Jo also found Trials difficult to write. "We spent two weeks dealing with hate crimes and with Josh having a nervous breakdown. I remember emailing Ryo about how I'd been depressed lately and I couldn't figure out why. At which point, she wrote me back to the effect of 'Well, look at what we're spending our free time on here. How could we not be depressed?"
Despite the difficulties they come across in writing their fictions, Ryo and Jo have received great enjoyment out of their universes. Both of them point to Adira Lyman as their favourite part of A Winning Strategy, though Jo also loves the hidden codes which Josh and Donna carry throughout the series (philately and winning Texas), and to the enforced celibacy in Exit Strategy. In Scar Tissue, Ryo points to the bond between Donna and CJ over their concerns over Josh as one of her favourite aspects. In For the Good of the Party, the interest lays in determining the future of this little band of characters, as well as the characters of Evan for Ryo and the idea of a female presidential candidate for Jo.

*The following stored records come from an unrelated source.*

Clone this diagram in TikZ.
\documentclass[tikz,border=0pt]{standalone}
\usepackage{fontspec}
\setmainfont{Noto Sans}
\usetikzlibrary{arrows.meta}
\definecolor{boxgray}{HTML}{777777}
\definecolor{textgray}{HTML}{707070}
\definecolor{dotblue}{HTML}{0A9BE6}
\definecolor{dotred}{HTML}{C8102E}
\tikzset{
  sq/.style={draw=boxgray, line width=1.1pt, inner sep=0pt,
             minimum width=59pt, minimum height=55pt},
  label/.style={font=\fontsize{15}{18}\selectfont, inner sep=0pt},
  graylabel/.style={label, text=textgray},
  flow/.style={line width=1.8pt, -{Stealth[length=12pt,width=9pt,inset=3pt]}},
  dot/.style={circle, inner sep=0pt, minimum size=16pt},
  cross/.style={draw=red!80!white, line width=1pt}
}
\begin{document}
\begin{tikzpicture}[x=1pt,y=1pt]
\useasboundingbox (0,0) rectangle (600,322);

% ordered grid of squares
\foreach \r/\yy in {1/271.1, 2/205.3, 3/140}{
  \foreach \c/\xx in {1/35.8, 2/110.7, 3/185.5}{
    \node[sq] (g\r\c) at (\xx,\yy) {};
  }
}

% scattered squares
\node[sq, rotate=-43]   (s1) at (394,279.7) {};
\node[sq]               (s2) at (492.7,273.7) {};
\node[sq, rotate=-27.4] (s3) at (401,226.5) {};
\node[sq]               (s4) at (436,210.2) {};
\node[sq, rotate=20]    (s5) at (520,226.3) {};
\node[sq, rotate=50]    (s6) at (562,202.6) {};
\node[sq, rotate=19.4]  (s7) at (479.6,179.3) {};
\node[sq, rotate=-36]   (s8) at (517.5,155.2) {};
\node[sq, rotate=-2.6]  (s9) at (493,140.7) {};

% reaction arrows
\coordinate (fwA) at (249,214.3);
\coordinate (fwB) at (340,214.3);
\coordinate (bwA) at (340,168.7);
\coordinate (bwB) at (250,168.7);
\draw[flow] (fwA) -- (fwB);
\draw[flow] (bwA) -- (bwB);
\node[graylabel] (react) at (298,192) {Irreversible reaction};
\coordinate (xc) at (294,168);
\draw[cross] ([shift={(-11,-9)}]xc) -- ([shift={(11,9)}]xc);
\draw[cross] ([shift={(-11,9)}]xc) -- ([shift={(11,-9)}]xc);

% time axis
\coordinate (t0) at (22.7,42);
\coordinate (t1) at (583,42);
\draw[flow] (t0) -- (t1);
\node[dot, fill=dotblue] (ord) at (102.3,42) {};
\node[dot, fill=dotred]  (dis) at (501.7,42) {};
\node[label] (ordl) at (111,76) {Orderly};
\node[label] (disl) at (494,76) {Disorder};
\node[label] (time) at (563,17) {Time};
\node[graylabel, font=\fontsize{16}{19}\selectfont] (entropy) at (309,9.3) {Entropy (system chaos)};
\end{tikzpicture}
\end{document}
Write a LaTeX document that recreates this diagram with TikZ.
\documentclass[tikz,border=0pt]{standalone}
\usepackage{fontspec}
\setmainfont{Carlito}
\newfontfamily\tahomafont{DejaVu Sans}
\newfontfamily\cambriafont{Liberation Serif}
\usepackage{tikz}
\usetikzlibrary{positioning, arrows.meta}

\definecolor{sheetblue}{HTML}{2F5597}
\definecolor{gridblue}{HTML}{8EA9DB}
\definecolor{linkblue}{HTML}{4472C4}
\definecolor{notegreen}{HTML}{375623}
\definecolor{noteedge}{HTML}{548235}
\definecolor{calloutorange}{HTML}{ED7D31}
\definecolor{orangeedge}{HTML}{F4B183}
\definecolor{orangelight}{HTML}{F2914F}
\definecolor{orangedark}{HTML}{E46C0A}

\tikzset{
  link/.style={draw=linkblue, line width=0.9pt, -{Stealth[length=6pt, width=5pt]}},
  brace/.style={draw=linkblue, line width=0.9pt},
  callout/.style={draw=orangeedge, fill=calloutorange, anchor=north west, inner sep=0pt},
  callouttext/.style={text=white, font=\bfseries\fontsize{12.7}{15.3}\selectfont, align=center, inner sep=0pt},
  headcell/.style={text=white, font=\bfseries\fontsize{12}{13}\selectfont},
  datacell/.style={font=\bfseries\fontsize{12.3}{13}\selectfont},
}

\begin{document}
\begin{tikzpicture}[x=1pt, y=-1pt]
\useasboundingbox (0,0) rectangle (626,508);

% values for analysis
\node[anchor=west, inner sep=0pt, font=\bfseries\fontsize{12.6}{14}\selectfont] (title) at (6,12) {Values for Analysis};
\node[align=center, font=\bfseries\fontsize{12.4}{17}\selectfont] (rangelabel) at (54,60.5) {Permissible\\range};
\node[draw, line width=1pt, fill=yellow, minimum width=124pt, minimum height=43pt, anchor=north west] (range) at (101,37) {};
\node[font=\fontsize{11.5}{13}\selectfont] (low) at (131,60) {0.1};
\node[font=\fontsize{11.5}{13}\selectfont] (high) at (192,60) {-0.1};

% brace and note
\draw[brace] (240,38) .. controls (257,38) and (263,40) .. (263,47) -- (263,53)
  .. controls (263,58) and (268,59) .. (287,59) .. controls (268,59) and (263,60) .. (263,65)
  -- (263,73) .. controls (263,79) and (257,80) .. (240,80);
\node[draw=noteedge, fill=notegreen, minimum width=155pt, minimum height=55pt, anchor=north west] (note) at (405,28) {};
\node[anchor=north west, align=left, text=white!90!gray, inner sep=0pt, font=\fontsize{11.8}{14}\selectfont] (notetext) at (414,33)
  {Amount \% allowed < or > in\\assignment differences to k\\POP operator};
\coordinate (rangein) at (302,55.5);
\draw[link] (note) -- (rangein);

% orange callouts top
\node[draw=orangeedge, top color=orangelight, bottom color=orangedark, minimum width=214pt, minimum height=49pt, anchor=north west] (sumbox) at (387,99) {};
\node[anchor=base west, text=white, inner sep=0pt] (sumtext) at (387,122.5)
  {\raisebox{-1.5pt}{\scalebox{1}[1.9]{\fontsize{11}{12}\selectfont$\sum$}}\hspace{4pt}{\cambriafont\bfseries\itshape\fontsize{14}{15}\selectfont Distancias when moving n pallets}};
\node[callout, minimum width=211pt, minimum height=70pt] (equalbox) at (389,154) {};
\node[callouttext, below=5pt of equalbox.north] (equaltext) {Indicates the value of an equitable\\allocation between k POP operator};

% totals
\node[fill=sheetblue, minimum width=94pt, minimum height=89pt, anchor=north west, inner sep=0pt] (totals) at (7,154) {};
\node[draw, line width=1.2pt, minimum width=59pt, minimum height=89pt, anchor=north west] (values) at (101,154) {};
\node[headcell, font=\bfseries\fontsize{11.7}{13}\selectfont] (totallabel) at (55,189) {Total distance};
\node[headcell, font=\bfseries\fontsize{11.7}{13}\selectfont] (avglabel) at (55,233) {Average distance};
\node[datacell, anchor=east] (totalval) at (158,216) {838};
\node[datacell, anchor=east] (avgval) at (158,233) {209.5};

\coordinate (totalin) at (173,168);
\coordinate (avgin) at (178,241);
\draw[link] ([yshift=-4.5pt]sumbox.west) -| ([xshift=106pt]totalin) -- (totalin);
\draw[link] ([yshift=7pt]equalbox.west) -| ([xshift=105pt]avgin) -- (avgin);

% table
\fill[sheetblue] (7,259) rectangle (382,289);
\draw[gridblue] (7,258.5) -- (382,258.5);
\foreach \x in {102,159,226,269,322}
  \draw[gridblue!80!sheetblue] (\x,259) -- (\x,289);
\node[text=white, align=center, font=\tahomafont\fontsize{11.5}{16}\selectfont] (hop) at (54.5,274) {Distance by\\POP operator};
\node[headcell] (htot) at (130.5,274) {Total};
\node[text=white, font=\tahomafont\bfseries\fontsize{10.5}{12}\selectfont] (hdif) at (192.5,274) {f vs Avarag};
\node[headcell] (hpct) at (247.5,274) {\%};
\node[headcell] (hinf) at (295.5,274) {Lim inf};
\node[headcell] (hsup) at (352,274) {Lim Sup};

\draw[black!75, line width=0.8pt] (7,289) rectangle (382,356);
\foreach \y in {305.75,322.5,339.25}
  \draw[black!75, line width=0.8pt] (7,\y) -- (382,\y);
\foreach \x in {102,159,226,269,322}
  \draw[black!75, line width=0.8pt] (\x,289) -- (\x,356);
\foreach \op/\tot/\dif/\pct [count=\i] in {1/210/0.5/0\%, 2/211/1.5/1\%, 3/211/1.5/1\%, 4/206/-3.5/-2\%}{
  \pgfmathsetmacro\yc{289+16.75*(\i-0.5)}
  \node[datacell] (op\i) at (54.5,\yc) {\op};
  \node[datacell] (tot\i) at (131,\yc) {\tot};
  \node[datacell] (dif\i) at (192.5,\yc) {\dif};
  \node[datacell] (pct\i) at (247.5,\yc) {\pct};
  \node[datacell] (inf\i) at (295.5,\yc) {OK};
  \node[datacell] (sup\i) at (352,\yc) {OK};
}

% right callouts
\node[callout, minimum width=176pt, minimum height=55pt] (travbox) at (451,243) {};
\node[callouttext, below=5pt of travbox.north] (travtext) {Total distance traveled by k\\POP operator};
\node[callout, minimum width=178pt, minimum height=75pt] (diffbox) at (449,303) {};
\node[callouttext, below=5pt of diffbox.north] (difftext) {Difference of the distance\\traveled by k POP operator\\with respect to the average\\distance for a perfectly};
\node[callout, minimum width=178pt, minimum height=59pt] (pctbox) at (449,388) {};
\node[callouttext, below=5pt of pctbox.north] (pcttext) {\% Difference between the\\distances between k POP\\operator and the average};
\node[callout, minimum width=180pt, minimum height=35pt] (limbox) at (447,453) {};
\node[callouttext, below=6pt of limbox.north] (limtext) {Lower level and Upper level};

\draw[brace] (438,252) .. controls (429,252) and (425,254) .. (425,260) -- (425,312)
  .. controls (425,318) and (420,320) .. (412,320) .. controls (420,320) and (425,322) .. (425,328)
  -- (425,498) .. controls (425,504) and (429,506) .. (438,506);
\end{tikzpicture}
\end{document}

Another clearly enjoyable aspect of their writing for both of them is working with each other. Ryo has this to say: "Jo rocks. : ) First and foremost she bring a wonderful, distinctive, witty and unforgettable Donnatella Moss (-Lyman) to the table. Her writing is incredible, and she pushes me to write better so my Josh won't look lame and cardboard-ey in comparison. ; ) Second, it's much easier to get around potholes and overcome writer's bloc with a co-author to harass you <g> or send you ideas and/or scenes. I can be totally stuck and unable to write what I need to write for a story, and then Jo will send me a scene for later on and it'll be exactly what I needed to read to get me back to the Writing Place. Third, between the two of us and our obsessions with media, politics, an (in my case) science, we've go a much wider array of issues and plot complications we can toss into any given story."

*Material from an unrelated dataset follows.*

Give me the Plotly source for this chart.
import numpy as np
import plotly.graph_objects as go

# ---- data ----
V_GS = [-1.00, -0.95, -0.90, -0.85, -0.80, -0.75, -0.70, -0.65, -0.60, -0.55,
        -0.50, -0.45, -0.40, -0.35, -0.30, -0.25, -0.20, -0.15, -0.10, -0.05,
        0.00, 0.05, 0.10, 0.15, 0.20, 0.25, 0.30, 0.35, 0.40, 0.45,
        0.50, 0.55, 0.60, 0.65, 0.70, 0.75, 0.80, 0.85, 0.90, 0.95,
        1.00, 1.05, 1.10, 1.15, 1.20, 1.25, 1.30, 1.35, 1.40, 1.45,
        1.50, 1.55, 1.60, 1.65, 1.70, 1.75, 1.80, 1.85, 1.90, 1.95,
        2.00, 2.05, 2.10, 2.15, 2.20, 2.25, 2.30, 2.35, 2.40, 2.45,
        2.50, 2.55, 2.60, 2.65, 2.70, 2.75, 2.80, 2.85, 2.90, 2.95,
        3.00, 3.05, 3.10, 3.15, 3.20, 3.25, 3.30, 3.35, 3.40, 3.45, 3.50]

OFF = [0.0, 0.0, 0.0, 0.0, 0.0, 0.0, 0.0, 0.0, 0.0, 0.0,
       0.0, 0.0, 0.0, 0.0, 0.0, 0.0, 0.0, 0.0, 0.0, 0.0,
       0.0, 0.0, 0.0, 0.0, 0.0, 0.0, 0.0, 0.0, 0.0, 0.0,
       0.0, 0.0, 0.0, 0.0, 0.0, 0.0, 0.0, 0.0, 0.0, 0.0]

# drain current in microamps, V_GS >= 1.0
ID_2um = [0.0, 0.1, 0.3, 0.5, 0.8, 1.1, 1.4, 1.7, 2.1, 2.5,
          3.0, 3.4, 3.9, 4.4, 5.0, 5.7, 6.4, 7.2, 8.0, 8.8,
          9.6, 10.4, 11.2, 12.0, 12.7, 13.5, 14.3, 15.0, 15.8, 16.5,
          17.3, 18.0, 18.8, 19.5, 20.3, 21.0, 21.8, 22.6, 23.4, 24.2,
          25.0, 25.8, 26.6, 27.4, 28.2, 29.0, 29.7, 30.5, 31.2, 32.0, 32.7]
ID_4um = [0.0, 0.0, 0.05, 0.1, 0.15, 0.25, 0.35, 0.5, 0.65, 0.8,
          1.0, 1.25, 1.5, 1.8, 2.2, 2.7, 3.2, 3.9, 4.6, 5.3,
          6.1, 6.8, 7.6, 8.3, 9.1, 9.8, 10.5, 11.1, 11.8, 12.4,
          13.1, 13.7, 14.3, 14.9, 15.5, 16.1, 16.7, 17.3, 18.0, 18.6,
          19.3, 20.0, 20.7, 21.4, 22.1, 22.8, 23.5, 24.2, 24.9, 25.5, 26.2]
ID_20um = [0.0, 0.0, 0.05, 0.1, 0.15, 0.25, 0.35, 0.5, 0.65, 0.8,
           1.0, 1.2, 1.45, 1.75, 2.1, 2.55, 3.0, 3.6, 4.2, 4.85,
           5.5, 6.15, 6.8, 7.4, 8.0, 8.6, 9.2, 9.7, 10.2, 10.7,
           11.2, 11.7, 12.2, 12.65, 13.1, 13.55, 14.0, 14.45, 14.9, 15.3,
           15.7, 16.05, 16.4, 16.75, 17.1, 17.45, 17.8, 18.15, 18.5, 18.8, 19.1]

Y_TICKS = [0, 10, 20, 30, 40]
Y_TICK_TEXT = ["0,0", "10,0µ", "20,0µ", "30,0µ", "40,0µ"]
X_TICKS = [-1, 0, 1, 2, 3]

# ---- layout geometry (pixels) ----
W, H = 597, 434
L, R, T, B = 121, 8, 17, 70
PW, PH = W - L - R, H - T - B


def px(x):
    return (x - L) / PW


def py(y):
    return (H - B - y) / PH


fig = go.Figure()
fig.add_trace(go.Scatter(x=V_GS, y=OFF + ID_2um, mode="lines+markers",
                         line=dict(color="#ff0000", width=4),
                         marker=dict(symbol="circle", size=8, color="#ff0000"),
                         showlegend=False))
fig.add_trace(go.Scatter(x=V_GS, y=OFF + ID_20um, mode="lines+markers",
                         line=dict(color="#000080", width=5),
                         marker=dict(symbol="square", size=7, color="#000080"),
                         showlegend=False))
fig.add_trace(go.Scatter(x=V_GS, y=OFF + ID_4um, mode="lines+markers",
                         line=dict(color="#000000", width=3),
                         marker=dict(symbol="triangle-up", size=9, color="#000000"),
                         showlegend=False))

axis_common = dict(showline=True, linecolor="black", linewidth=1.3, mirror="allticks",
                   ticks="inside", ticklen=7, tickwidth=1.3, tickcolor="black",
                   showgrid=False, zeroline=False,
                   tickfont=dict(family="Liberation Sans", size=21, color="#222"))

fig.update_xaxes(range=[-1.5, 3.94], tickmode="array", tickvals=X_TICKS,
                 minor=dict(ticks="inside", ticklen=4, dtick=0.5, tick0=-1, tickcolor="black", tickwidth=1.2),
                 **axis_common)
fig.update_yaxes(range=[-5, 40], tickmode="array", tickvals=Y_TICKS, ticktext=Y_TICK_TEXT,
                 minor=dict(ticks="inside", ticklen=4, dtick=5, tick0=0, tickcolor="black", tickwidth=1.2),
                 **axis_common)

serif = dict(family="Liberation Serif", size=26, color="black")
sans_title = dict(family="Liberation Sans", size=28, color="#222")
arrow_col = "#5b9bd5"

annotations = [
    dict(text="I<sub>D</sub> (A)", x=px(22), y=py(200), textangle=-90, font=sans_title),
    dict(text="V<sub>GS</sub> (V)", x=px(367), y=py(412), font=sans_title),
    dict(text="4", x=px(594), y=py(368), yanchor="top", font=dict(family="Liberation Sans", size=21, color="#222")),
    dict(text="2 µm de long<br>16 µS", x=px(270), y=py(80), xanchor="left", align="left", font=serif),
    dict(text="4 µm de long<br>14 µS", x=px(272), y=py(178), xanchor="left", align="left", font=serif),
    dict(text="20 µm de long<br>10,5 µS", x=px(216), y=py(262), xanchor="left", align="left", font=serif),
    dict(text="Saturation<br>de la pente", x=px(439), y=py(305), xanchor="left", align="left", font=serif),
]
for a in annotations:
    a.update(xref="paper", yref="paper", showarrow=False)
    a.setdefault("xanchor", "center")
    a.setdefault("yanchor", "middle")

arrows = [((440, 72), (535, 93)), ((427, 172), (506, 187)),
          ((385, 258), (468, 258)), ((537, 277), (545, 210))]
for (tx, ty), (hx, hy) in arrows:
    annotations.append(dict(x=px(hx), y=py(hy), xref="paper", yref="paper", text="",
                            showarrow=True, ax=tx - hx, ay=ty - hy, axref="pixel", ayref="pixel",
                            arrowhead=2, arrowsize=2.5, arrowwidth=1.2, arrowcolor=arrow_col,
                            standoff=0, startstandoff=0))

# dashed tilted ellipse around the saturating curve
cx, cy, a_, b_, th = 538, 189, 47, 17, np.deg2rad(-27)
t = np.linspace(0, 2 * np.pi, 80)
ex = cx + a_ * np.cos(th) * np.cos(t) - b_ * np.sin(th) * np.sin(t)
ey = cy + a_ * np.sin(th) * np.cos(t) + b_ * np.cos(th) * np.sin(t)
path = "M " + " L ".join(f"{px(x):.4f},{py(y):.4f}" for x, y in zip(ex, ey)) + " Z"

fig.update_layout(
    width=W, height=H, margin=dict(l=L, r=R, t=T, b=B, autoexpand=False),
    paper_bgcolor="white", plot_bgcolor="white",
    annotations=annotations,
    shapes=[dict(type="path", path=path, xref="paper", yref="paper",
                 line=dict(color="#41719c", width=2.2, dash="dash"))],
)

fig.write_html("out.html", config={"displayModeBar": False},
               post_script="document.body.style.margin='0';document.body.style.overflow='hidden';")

Jo also enjoys the benefits of writing as a team: "I suck at plotting. Just suck at it. I can come up with all kinds of situations ('Josh and Donna get secretly married,' 'Josh gets a job offer from Hoynes'), and then I have no idea where to go with them. I can talk things through with Ryo, and eventually we'll work out the plot details. Also, I can be terribly insecure about my fiction. I've been writing nonfiction professionally, in one form or another, since I finished my undergraduate degree; I have no qualms about my professional stuff. With fiction, I'm just worried about whether I 'm getting the characters right, whether I've moved from dramatic to melodramatic - you name it, I'll worry about it. I can trust Ryo to tell me what works and what needs reworking. And she's an incredible writer. Simply having to write a companion scene to something she's written forces me to be better."
Finally, because it's a question I know many people ask, what is with the names in Donna's family. Ryo explains it like this: "LOL!! A combination of my obsession with my baby names book and Jo's ability to unerringly zero in on the strangest name in any group. We were trying to come up with a decent, absurd middle name for Donna, and some of the other names we considered ended up going to other characters (e.g. Francesca Caprice). And then it became a thing." Jo adds, "When we had to come up with Donna's middle name for AWS, we figured anyone who would name a child 'Donnatella' would come up with an equally outrageous middle name. Frances got the leftover names, and her children's names kept getting more and more outrageous. But that let to Molly, who we adore, so it's all good."